# COLLECTED MATERIAL
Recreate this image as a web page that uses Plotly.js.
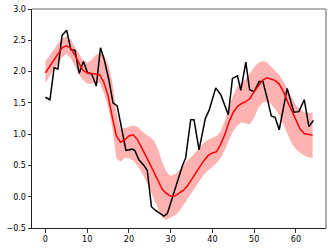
<!DOCTYPE html>
<html>
<head>
<meta charset="utf-8">
<script src="https://cdn.plot.ly/plotly-3.0.1.min.js"></script>
<style>
  html, body { margin: 0; padding: 0; background: #fff; }
  #chart { width: 332px; height: 248px; }
</style>
</head>
<body>
<div id="chart"></div>
<script>
const obsX = [0, 1.1, 2.1, 3.0, 4.0, 5.1, 6.1, 7.1, 8.1, 9.1, 10.1, 11.1, 12.2, 13.2, 14.1, 15.2,
  16.2, 17.2, 19.3, 20.8, 21.4, 22.4, 23.6, 24.4, 25.4, 26.4, 28.4, 29.2, 32.8, 33.6, 34.8,
  35.6, 36.8, 38.3, 39.2, 40.8, 42.0, 43.8, 44.8, 46.0, 46.8, 48.0, 48.9, 50.0, 51.2, 52.1,
  53.2, 54.1, 55.0, 56.0, 57.9, 59.5, 60.7, 62.0, 63.1, 64.2];
const obsY = [1.59, 1.55, 2.06, 2.04, 2.58, 2.66, 2.35, 2.34, 1.97, 2.16, 1.98, 1.96, 1.77, 2.38, 2.19, 1.87,
  1.50, 1.45, 0.74, 0.76, 0.74, 0.59, 0.50, 0.42, -0.16, -0.22, -0.31, -0.27, 0.49, 0.62, 1.23,
  1.23, 0.75, 1.25, 1.38, 1.74, 1.63, 1.31, 1.89, 1.93, 1.70, 2.15, 1.71, 1.68, 1.84, 1.84,
  1.55, 1.29, 1.27, 1.07, 1.73, 1.35, 1.36, 1.55, 1.12, 1.22];

// smoothed mean (red) and band edges, one value per x = 0..64
const xs = Array.from({length: 65}, (_, i) => i);
const meanY = [1.98, 2.08, 2.18, 2.28, 2.38, 2.41, 2.38, 2.27, 2.14, 2.02, 1.98, 1.97, 1.97, 1.95, 1.83, 1.62,
  1.28, 0.97, 0.87, 0.91, 0.97, 0.99, 0.92, 0.80, 0.66, 0.53, 0.39, 0.25, 0.12, 0.05,
  0.01, 0.01, 0.05, 0.10, 0.17, 0.28, 0.38, 0.48, 0.58, 0.66, 0.70, 0.72, 0.84, 1.00,
  1.20, 1.35, 1.44, 1.49, 1.52, 1.57, 1.68, 1.77, 1.86, 1.90, 1.88, 1.86, 1.80, 1.68,
  1.52, 1.38, 1.22, 1.08, 1.01, 0.99, 0.98];
const upperY = [2.16, 2.26, 2.36, 2.45, 2.53, 2.56, 2.52, 2.40, 2.28, 2.18, 2.14, 2.18, 2.26, 2.30, 2.27, 2.12,
  1.85, 1.35, 1.08, 1.10, 1.13, 1.14, 1.12, 1.06, 1.00, 0.96, 0.90, 0.76, 0.55, 0.40,
  0.33, 0.36, 0.42, 0.50, 0.58, 0.64, 0.72, 0.80, 0.87, 0.91, 0.94, 0.97, 1.05, 1.22,
  1.44, 1.62, 1.76, 1.83, 1.88, 1.97, 2.07, 2.14, 2.17, 2.15, 2.08, 2.02, 1.95, 1.84,
  1.72, 1.58, 1.46, 1.40, 1.35, 1.34, 1.34];
const lowerY = [1.82, 1.92, 2.02, 2.12, 2.23, 2.28, 2.22, 2.10, 1.96, 1.86, 1.81, 1.80, 1.83, 1.82, 1.66, 1.45,
  1.12, 0.62, 0.56, 0.62, 0.62, 0.58, 0.50, 0.40, 0.26, 0.13, -0.04, -0.20, -0.34, -0.37,
  -0.33, -0.30, -0.24, -0.14, -0.02, 0.08, 0.18, 0.27, 0.36, 0.42, 0.48, 0.54, 0.62, 0.75,
  0.91, 1.05, 1.14, 1.19, 1.17, 1.16, 1.26, 1.42, 1.50, 1.52, 1.48, 1.40, 1.30, 1.14,
  0.98, 0.85, 0.76, 0.70, 0.66, 0.63, 0.62];

const xTicks = [0, 10, 20, 30, 40, 50, 60];
const yTicks = [-0.5, 0.0, 0.5, 1.0, 1.5, 2.0, 2.5, 3.0];

const traces = [
  {x: xs, y: lowerY, mode: "lines", line: {width: 0}, hoverinfo: "skip", showlegend: false},
  {x: xs, y: upperY, mode: "lines", line: {width: 0}, fill: "tonexty",
   fillcolor: "rgba(255,0,0,0.3)", hoverinfo: "skip", showlegend: false},
  {x: obsX, y: obsY, mode: "lines", line: {color: "#000", width: 1.5}, showlegend: false},
  {x: xs, y: meanY, mode: "lines", line: {color: "#ff0000", width: 1.5}, showlegend: false}
];

const axisBase = {
  showgrid: false, zeroline: false, showline: true, mirror: false,
  linecolor: "#222", linewidth: 1,
  ticks: "outside", ticklen: 3.5, tickwidth: 0.8, tickcolor: "#000",
  tickfont: {family: "DejaVu Sans", size: 8, color: "#000"}
};

const layout = {
  width: 332, height: 248,
  margin: {l: 32, r: 6, t: 9, b: 20},
  paper_bgcolor: "#fff", plot_bgcolor: "#fff",
  showlegend: false,
  xaxis: Object.assign({}, axisBase, {range: [-3.2, 67.2], tickvals: xTicks}),
  yaxis: Object.assign({}, axisBase, {range: [-0.5, 3.0], tickvals: yTicks, tickformat: ".1f"}),
  // top and right frame edges come out lighter in the reference
  shapes: [
    {type: "line", xref: "paper", yref: "paper", x0: 0, x1: 1, y0: 1, y1: 1,
     line: {color: "#999", width: 1.6}},
    {type: "line", xref: "paper", yref: "paper", x0: 1, x1: 1, y0: 0, y1: 1,
     line: {color: "#999", width: 1.6}}
  ]
};

Plotly.newPlot("chart", traces, layout, {staticPlot: true, displayModeBar: false});
</script>
</body>
</html>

# EXERCISE GOAL
Write out again, exactly, the lines from the start of the listing up to the line containing "1.55, 1.29, 1.27, 1.07, 1.73, 1.35, 1.36, 1.55, 1.12, 1.22];", with both ends and without pictures.

# THE REPLY
Recreate this image as a web page that uses Plotly.js.
<!DOCTYPE html>
<html>
<head>
<meta charset="utf-8">
<script src="https://cdn.plot.ly/plotly-3.0.1.min.js"></script>
<style>
  html, body { margin: 0; padding: 0; background: #fff; }
  #chart { width: 332px; height: 248px; }
</style>
</head>
<body>
<div id="chart"></div>
<script>
const obsX = [0, 1.1, 2.1, 3.0, 4.0, 5.1, 6.1, 7.1, 8.1, 9.1, 10.1, 11.1, 12.2, 13.2, 14.1, 15.2,
  16.2, 17.2, 19.3, 20.8, 21.4, 22.4, 23.6, 24.4, 25.4, 26.4, 28.4, 29.2, 32.8, 33.6, 34.8,
  35.6, 36.8, 38.3, 39.2, 40.8, 42.0, 43.8, 44.8, 46.0, 46.8, 48.0, 48.9, 50.0, 51.2, 52.1,
  53.2, 54.1, 55.0, 56.0, 57.9, 59.5, 60.7, 62.0, 63.1, 64.2];
const obsY = [1.59, 1.55, 2.06, 2.04, 2.58, 2.66, 2.35, 2.34, 1.97, 2.16, 1.98, 1.96, 1.77, 2.38, 2.19, 1.87,
  1.50, 1.45, 0.74, 0.76, 0.74, 0.59, 0.50, 0.42, -0.16, -0.22, -0.31, -0.27, 0.49, 0.62, 1.23,
  1.23, 0.75, 1.25, 1.38, 1.74, 1.63, 1.31, 1.89, 1.93, 1.70, 2.15, 1.71, 1.68, 1.84, 1.84,
  1.55, 1.29, 1.27, 1.07, 1.73, 1.35, 1.36, 1.55, 1.12, 1.22];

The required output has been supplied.